Tabii ki, Avrupa yaklaşımının iki kavramı: İstihdam Stratejisi ve İstihdam Politikası arasında kendi içinde bir çatışma söz konusudur. İkisi de sosyal kapsamayla ilgili olsa da, İstihdam Politikası tipik olarak daha güçlü bir koruma odağına sahipken, ‘İstihdam Stratejisi’, daha esnek bir işgücü piyasasına ulaşılmasını amaçlar. Biri işgücü piyasasında katılıklar yaratmaya yönelirken, diğeri ise bunların ortadan kaldırılmasını amaçlar.

Aslında, ABD ve AB yönetimsel açıdan bir benzerlik gösterirler. ABD’deki 50 eyalet, AB’nin 15 üye ülkesi ayrı yerel kanunlara ve serbest dolaşım ilkelerine göre işler. Fakat, AB’nin bu alana etkin müdahale etme yeteneği daha karmaşık kurumsal ve politik gerçeklikler yüzünden daha kısıtlıdır.

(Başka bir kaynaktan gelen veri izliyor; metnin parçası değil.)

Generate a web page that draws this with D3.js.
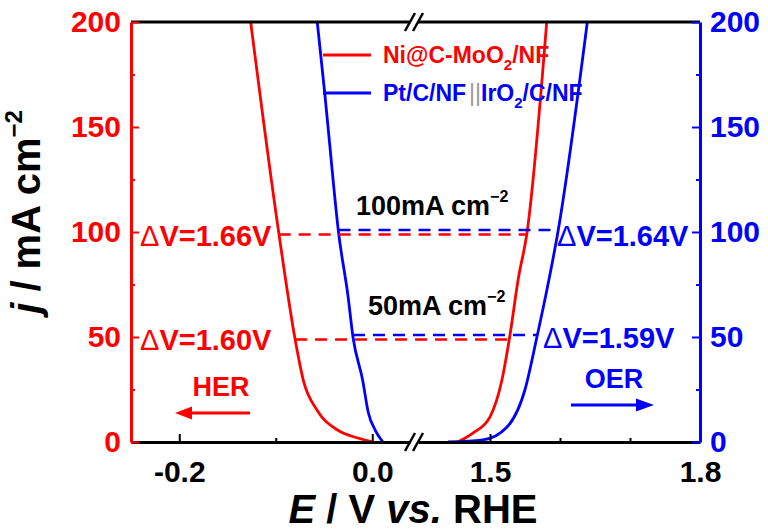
<!DOCTYPE html>
<html>
<head>
<meta charset="utf-8">
<script src="https://cdn.jsdelivr.net/npm/d3@7"></script>
<style>
  body { margin: 0; background: #fff; }
  svg { display: block; font-family: 'Liberation Sans', Arial, sans-serif; font-weight: bold; }
</style>
</head>
<body>
<svg></svg>
<script>
// Curve data: potential (V vs. RHE) and current density (mA cm-2)
let niHerV = [-0.126, -0.097, -0.080, -0.0715, -0.057, -0.036, -0.015, 0.001];
let niHerJ = [200, 100, 49, 29.5, 15, 5.7, 1.9, 0];
let niOerV = [1.454, 1.476, 1.500, 1.517, 1.529, 1.540, 1.553, 1.581];
let niOerJ = [0, 4.3, 12, 29.5, 52, 77, 100, 200];

let ptHerV = [-0.057, -0.049, -0.045, -0.035, -0.025, -0.020, -0.010, -0.004, 0.003, 0.011];
let ptHerJ = [200, 165, 146, 100, 69, 50, 29.5, 13.8, 5.7, 0];
let ptOerV = [1.44, 1.49, 1.524, 1.55, 1.567, 1.581, 1.597, 1.639];
let ptOerJ = [0, 1, 7, 25, 50, 72, 100, 200];

// Cell voltage annotations: level, HER potential, OER potential, label
let niLevels = [100, 50];
let niDashHer = [-0.097, -0.080];
let niDashOer = [1.553, 1.529];
let niLabels = ['1.66V', '1.60V'];
let ptLevels = [100, 50];
let ptDashHer = [-0.035, -0.020];
let ptDashOer = [1.597, 1.567];
let ptLabels = ['1.64V', '1.59V'];

let yTicks = [0, 50, 100, 150, 200];
let yMinor = [25, 75, 125, 175];
let xLeftTicks = [-0.2, 0.0];
let xLeftMinor = [-0.1];
let xRightTicks = [1.5, 1.8];
let xRightMinor = [1.6, 1.7];

let RED = '#ff0000';
let BLUE = '#0000ff';

let svgWidth = 768;
let svgHeight = 531;
let plot = { left: 131, right: 700, top: 22, bottom: 442 };

let svg = d3.select('svg')
  .attr('width', svgWidth)
  .attr('height', svgHeight);

// broken x axis: two linear pieces
let xL = d3.scaleLinear().domain([-0.25, 0.0391]).range([plot.left, 410]);
let xR = d3.scaleLinear().domain([1.3971, 1.8]).range([418, plot.right]);
let y = d3.scaleLinear().domain([0, 200]).range([plot.bottom, plot.top]);

svg.append('clipPath').attr('id', 'clip')
  .append('rect')
  .attr('x', plot.left).attr('y', plot.top)
  .attr('width', plot.right - plot.left).attr('height', plot.bottom - plot.top);

// curves
function drawCurve(vs, js, xs, color) {
  let pts = vs.map((v, i) => [v, js[i]]);
  let line = d3.line()
    .x(d => xs(d[0]))
    .y(d => y(d[1]))
    .curve(d3.curveMonotoneX);
  svg.append('path')
    .datum(pts)
    .attr('clip-path', 'url(#clip)')
    .attr('d', line)
    .attr('fill', 'none')
    .attr('stroke', color)
    .attr('stroke-width', 2.8);
}
drawCurve(niHerV, niHerJ, xL, RED);
drawCurve(niOerV, niOerJ, xR, RED);
drawCurve(ptHerV, ptHerJ, xL, BLUE);
drawCurve(ptOerV, ptOerJ, xR, BLUE);

// dashed cell-voltage lines (small offsets so both colours stay visible)
function drawDashes(levels, her, oer, color, off) {
  svg.selectAll(null)
    .data(levels)
    .enter()
    .append('line')
    .attr('x1', (d, i) => xL(her[i]))
    .attr('x2', (d, i) => xR(oer[i]))
    .attr('y1', d => y(d) + off)
    .attr('y2', d => y(d) + off)
    .attr('stroke', color)
    .attr('stroke-width', 2.6)
    .attr('stroke-dasharray', '12,8');
}
drawDashes(niLevels, niDashHer, niDashOer, RED, 2.5);
drawDashes(ptLevels, ptDashHer, ptDashOer, BLUE, -2);

// top frame line
[xL, xR].forEach(s => {
  svg.append('line')
    .attr('x1', s.range()[0]).attr('x2', s.range()[1])
    .attr('y1', plot.top).attr('y2', plot.top)
    .attr('stroke', '#000').attr('stroke-width', 3);
});

// bottom axis pieces
function bottomAxis(scale, ticks, minor) {
  let g = svg.append('g')
    .attr('transform', 'translate(0,' + plot.bottom + ')')
    .call(d3.axisBottom(scale).tickValues(ticks).tickSize(-8).tickSizeOuter(0)
      .tickPadding(19).tickFormat(d3.format('.1f')));
  g.selectAll('.tick text')
    .attr('fill', '#000')
    .attr('font-size', 30)
    .attr('font-family', "'Liberation Sans', Arial, sans-serif")
    .attr('font-weight', 'bold')
    .text(d => d3.format('.1f')(d).replace('\u2212', '-'));
  g.append('g')
    .call(d3.axisBottom(scale).tickValues(minor).tickSize(-4).tickSizeOuter(0).tickFormat(''))
    .select('.domain').remove();
  g.selectAll('.domain').attr('stroke', '#000').attr('stroke-width', 3);
  g.selectAll('.tick line').attr('stroke', '#000').attr('stroke-width', 2);
}
bottomAxis(xL, xLeftTicks, xLeftMinor);
bottomAxis(xR, xRightTicks, xRightMinor);

// axis break marks
[plot.top, plot.bottom].forEach(yy => {
  [410, 418].forEach(xx => {
    svg.append('line')
      .attr('x1', xx - 5).attr('y1', yy + 9)
      .attr('x2', xx + 5).attr('y2', yy - 9)
      .attr('stroke', '#000').attr('stroke-width', 2.5);
  });
});

// left and right y axes
function yAxis(axisFn, xPos, color) {
  let g = svg.append('g')
    .attr('transform', 'translate(' + xPos + ',0)')
    .call(axisFn(y).tickValues(yTicks).tickSize(-8).tickSizeOuter(0).tickPadding(10));
  g.selectAll('.tick text')
    .attr('fill', color)
    .attr('font-size', 30)
    .attr('font-family', "'Liberation Sans', Arial, sans-serif")
    .attr('font-weight', 'bold');
  g.append('g')
    .call(axisFn(y).tickValues(yMinor).tickSize(-4).tickSizeOuter(0).tickFormat(''))
    .select('.domain').remove();
  g.selectAll('.domain').attr('stroke', color).attr('stroke-width', 3);
  g.selectAll('.tick line').attr('stroke', color).attr('stroke-width', 2);
}
yAxis(d3.axisLeft, plot.left, RED);
yAxis(d3.axisRight, plot.right, BLUE);

// legend
let legend = [
  { color: RED, y: 55, parts: [['Ni@C-MoO'], ['2', 'sub'], ['/NF']] },
  { color: BLUE, y: 93, parts: [['Pt/C/NF'], ['||', 'bar'], ['IrO'], ['2', 'sub'], ['/C/NF']] }
];
legend.forEach(item => {
  svg.append('line')
    .attr('x1', 323).attr('x2', 371)
    .attr('y1', item.y).attr('y2', item.y)
    .attr('stroke', item.color).attr('stroke-width', 2.8);
  let t = svg.append('text')
    .attr('x', 383).attr('y', item.y + 8)
    .attr('font-size', 23)
    .attr('fill', item.color);
  let shift = 0;
  item.parts.forEach(p => {
    let ts = t.append('tspan').text(p[0]);
    if (p[1] === 'sub') {
      ts.attr('font-size', 15).attr('dy', 7 - shift);
      shift = 7;
    } else {
      ts.attr('dy', -shift);
      shift = 0;
    }
    if (p[1] === 'bar') {
      ts.attr('fill', '#999').attr('font-weight', 'normal').attr('dx', 3);
    }
  });
});

// current density annotations
function densityLabel(txt, xx, yy) {
  let t = svg.append('text')
    .attr('x', xx).attr('y', yy)
    .attr('font-size', 27)
    .attr('fill', '#000');
  t.append('tspan').text(txt);
  t.append('tspan').text('\u22122').attr('font-size', 16).attr('dy', -13);
}
densityLabel('100mA cm', 356, 215);
densityLabel('50mA cm', 368, 315);

// ΔV labels
function dvLabel(txt, xx, yy, color) {
  let t = svg.append('text')
    .attr('x', xx).attr('y', yy)
    .attr('font-size', 29)
    .attr('fill', color);
  t.append('tspan').text('\u0394').attr('font-weight', 'normal');
  t.append('tspan').text('V=' + txt);
}
dvLabel(niLabels[0], 140, 246, RED);
dvLabel(niLabels[1], 140, 350, RED);
dvLabel(ptLabels[0], 557, 246, BLUE);
dvLabel(ptLabels[1], 543, 348, BLUE);

// HER / OER arrows
svg.append('text').attr('x', 221).attr('y', 396)
  .attr('text-anchor', 'middle').attr('font-size', 27).attr('fill', RED).text('HER');
svg.append('line').attr('x1', 250).attr('x2', 188).attr('y1', 413).attr('y2', 413)
  .attr('stroke', RED).attr('stroke-width', 3);
svg.append('path').attr('d', 'M175,413 L192,406.5 L192,419.5 Z').attr('fill', RED);

svg.append('text').attr('x', 614).attr('y', 388)
  .attr('text-anchor', 'middle').attr('font-size', 27).attr('fill', BLUE).text('OER');
svg.append('line').attr('x1', 571).attr('x2', 640).attr('y1', 405).attr('y2', 405)
  .attr('stroke', BLUE).attr('stroke-width', 3);
svg.append('path').attr('d', 'M654,405 L636,398.5 L636,411.5 Z').attr('fill', BLUE);

// axis titles
let xt = svg.append('text')
  .attr('x', 413).attr('y', 523)
  .attr('text-anchor', 'middle')
  .attr('font-size', 40)
  .attr('fill', '#000');
xt.append('tspan').text('E').attr('font-style', 'italic');
xt.append('tspan').text(' / V ');
xt.append('tspan').text('vs.').attr('font-style', 'italic');
xt.append('tspan').text(' RHE');

let yt = svg.append('text')
  .attr('transform', 'translate(40,212) rotate(-90)')
  .attr('text-anchor', 'middle')
  .attr('font-size', 40)
  .attr('fill', '#000');
yt.append('tspan').text('j').attr('font-style', 'italic');
yt.append('tspan').text(' / mA cm');
yt.append('tspan').text('\u22122').attr('font-size', 24).attr('dy', -18);
</script>
</body>
</html>
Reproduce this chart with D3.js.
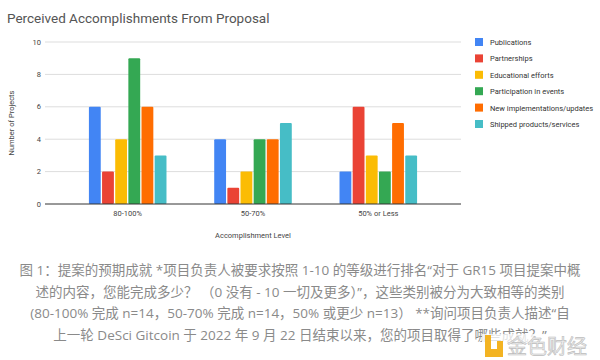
<!DOCTYPE html>
<html>
<head>
<meta charset="utf-8" />
<style>
  body { margin: 0; background: #fff; }
  svg { display: block; font-family: Roboto, Arial, sans-serif; }
</style>
</head>
<body>
<div id="chart"></div>
<script src="https://d3js.org/d3.v7.min.js"></script>
<script>
var categories = ["80-100%", "50-70%", "50% or Less"];
var series = ["Publications", "Partnerships", "Educational efforts",
              "Participation in events", "New implementations/updates", "Shipped products/services"];
var colors = ["#4285f4", "#ea4335", "#fbbc04", "#34a853", "#ff6d01", "#46bdc6"];
var publications = [6, 4, 2];
var partnerships = [2, 1, 6];
var educational = [4, 2, 3];
var participation = [9, 4, 2];
var implementations = [6, 4, 5];
var shipped = [3, 5, 3];
var yTicks = [0, 2, 4, 6, 8, 10];
var caption = [
  "图 1：提案的预期成就 *项目负责人被要求按照 1-10 的等级进行排名“对于 GR15 项目提案中概",
  "述的内容，您能完成多少？ （0 没有 - 10 一切及更多）”，这些类别被分为大致相等的类别",
  "(80-100% 完成 n=14，50-70% 完成 n=14，50% 或更少 n=13） **询问项目负责人描述“自",
  "上一轮 DeSci Gitcoin 于 2022 年 9 月 22 日结束以来，您的项目取得了哪些成就？”"
];

var values = [publications, partnerships, educational, participation, implementations, shipped];

var width = 600, height = 360;
var svg = d3.select("#chart").append("svg")
  .attr("width", width).attr("height", height);

// title
svg.append("text")
  .attr("x", 7).attr("y", 23)
  .attr("font-size", 13.5).attr("fill", "#555")
  .text("Perceived Accomplishments From Proposal");

var plotLeft = 45, plotRight = 461, plotTop = 42, plotBottom = 204;

var y = d3.scaleLinear().domain([0, 10]).range([plotBottom, plotTop]);
var x0 = d3.scaleBand().domain(categories).range([plotLeft, plotRight])
  .paddingInner(0.36).paddingOuter(0.34);
var x1 = d3.scaleBand().domain(series).range([0, x0.bandwidth()]).padding(0.1);

// grid
svg.append("g").selectAll("line")
  .data(yTicks.filter(function(d) { return d > 0; }))
  .enter().append("line")
  .attr("x1", plotLeft).attr("x2", plotRight)
  .attr("y1", function(d) { return y(d); })
  .attr("y2", function(d) { return y(d); })
  .attr("stroke", "#ddd").attr("stroke-width", 1);

// y tick labels
svg.append("g").selectAll("text")
  .data(yTicks).enter().append("text")
  .attr("x", 41).attr("y", function(d) { return y(d) + 2.5; })
  .attr("text-anchor", "end")
  .attr("font-size", 7.5).attr("fill", "#444")
  .text(function(d) { return d; });

svg.append("text")
  .attr("transform", "translate(14," + ((plotTop + plotBottom) / 2) + ") rotate(-90)")
  .attr("text-anchor", "middle")
  .attr("font-size", 7.5).attr("fill", "#444")
  .text("Number of Projects");

// bars
var groups = svg.append("g").selectAll("g")
  .data(categories).enter().append("g")
  .attr("transform", function(d) { return "translate(" + x0(d) + ",0)"; });

groups.selectAll("rect")
  .data(function(d, i) {
    return series.map(function(s, j) { return { s: s, v: values[j][i], c: colors[j] }; });
  })
  .enter().append("rect")
  .attr("x", function(d) { return x1(d.s); })
  .attr("y", function(d) { return y(d.v); })
  .attr("width", x1.bandwidth())
  .attr("height", function(d) { return y(0) - y(d.v); })
  .attr("rx", 1)
  .attr("fill", function(d) { return d.c; });

// zero line
svg.append("line")
  .attr("x1", plotLeft).attr("x2", plotRight)
  .attr("y1", y(0)).attr("y2", y(0))
  .attr("stroke", "#333").attr("stroke-width", 1);

// x labels
svg.append("g").selectAll("text")
  .data(categories).enter().append("text")
  .attr("x", function(d) { return x0(d) + x0.bandwidth() / 2; })
  .attr("y", 216)
  .attr("text-anchor", "middle")
  .attr("font-size", 7.5).attr("fill", "#444")
  .text(function(d) { return d; });

svg.append("text")
  .attr("x", 253).attr("y", 238)
  .attr("text-anchor", "middle")
  .attr("font-size", 7.5).attr("fill", "#444")
  .text("Accomplishment Level");

// legend
var legend = svg.append("g").selectAll("g")
  .data(series).enter().append("g")
  .attr("transform", function(d, i) { return "translate(475," + (38 + i * 16.4) + ")"; });

legend.append("rect")
  .attr("width", 8).attr("height", 8)
  .attr("fill", function(d, i) { return colors[i]; });

legend.append("text")
  .attr("x", 15).attr("y", 7)
  .attr("font-size", 7.5).attr("fill", "#333")
  .text(function(d) { return d; });

// caption
svg.append("g").selectAll("text")
  .data(caption).enter().append("text")
  .attr("x", 300).attr("y", function(d, i) { return 275 + i * 21.7; })
  .attr("text-anchor", "middle")
  .attr("font-family", "'Open Sans', 'Noto Sans CJK SC', sans-serif")
  .attr("font-size", 13.5).attr("fill", "#8a8a8a")
  .text(function(d) { return d; });

// watermark
var wm = svg.append("g").attr("transform", "translate(484,334)");
wm.append("rect").attr("x", -2).attr("y", 0).attr("width", 112).attr("height", 24)
  .attr("fill", "#fff").attr("opacity", 0.75);
wm.append("path")
  .attr("d", "M1,1 H7 V15 H13 V7 H19 V23 H1 Z")
  .attr("fill", "#f3b322");
wm.append("text").attr("x", 23).attr("y", 20)
  .attr("font-family", "'Noto Sans CJK SC', sans-serif")
  .attr("font-size", 20).attr("fill", "#ececec")
  .attr("stroke", "#bdbdbd").attr("stroke-width", 0.6)
  .text("金色财经");
</script>
</body>
</html>
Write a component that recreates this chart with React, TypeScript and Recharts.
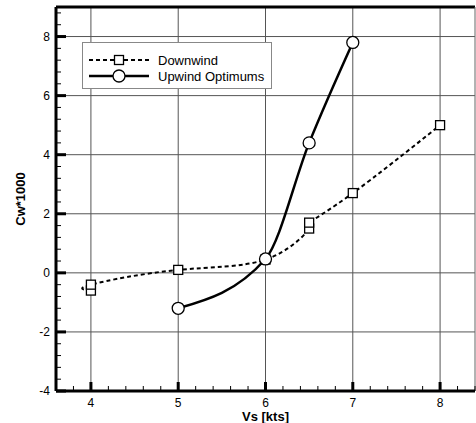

Her ne kadar, ABD, rekabette öncü ve düşük işsizlik oranlarına sahip ise de, 1975’ten beri ulusal gelirdeki artışın çoğu, gelir merdiveninin tepesindeki yüzde 20’lik kesime gitmiştir. ABD’de işi olan kesimin bir kısmı yoksulluk sınırlarında yaşamaktadır. Bunu açıkça gösteren bir veri: ABD yoksulluk oranı 1998’de yüzde 12,7 iken, aynı dönemde işsizlik oranı ise yüzde 4,6 düzeyindeydi.

Amerika’da hapishanelerdeki insan oranı Avrupa’dakinden daha yüksektir. Mahkumların sayısı işsiz sayısına eklendiğinde, Avrupa’dakilere çok yakın oranlara ulaşılmaktadır!

ABD, iş yaratmada güçlüdür ama işçi korumada zayıftır.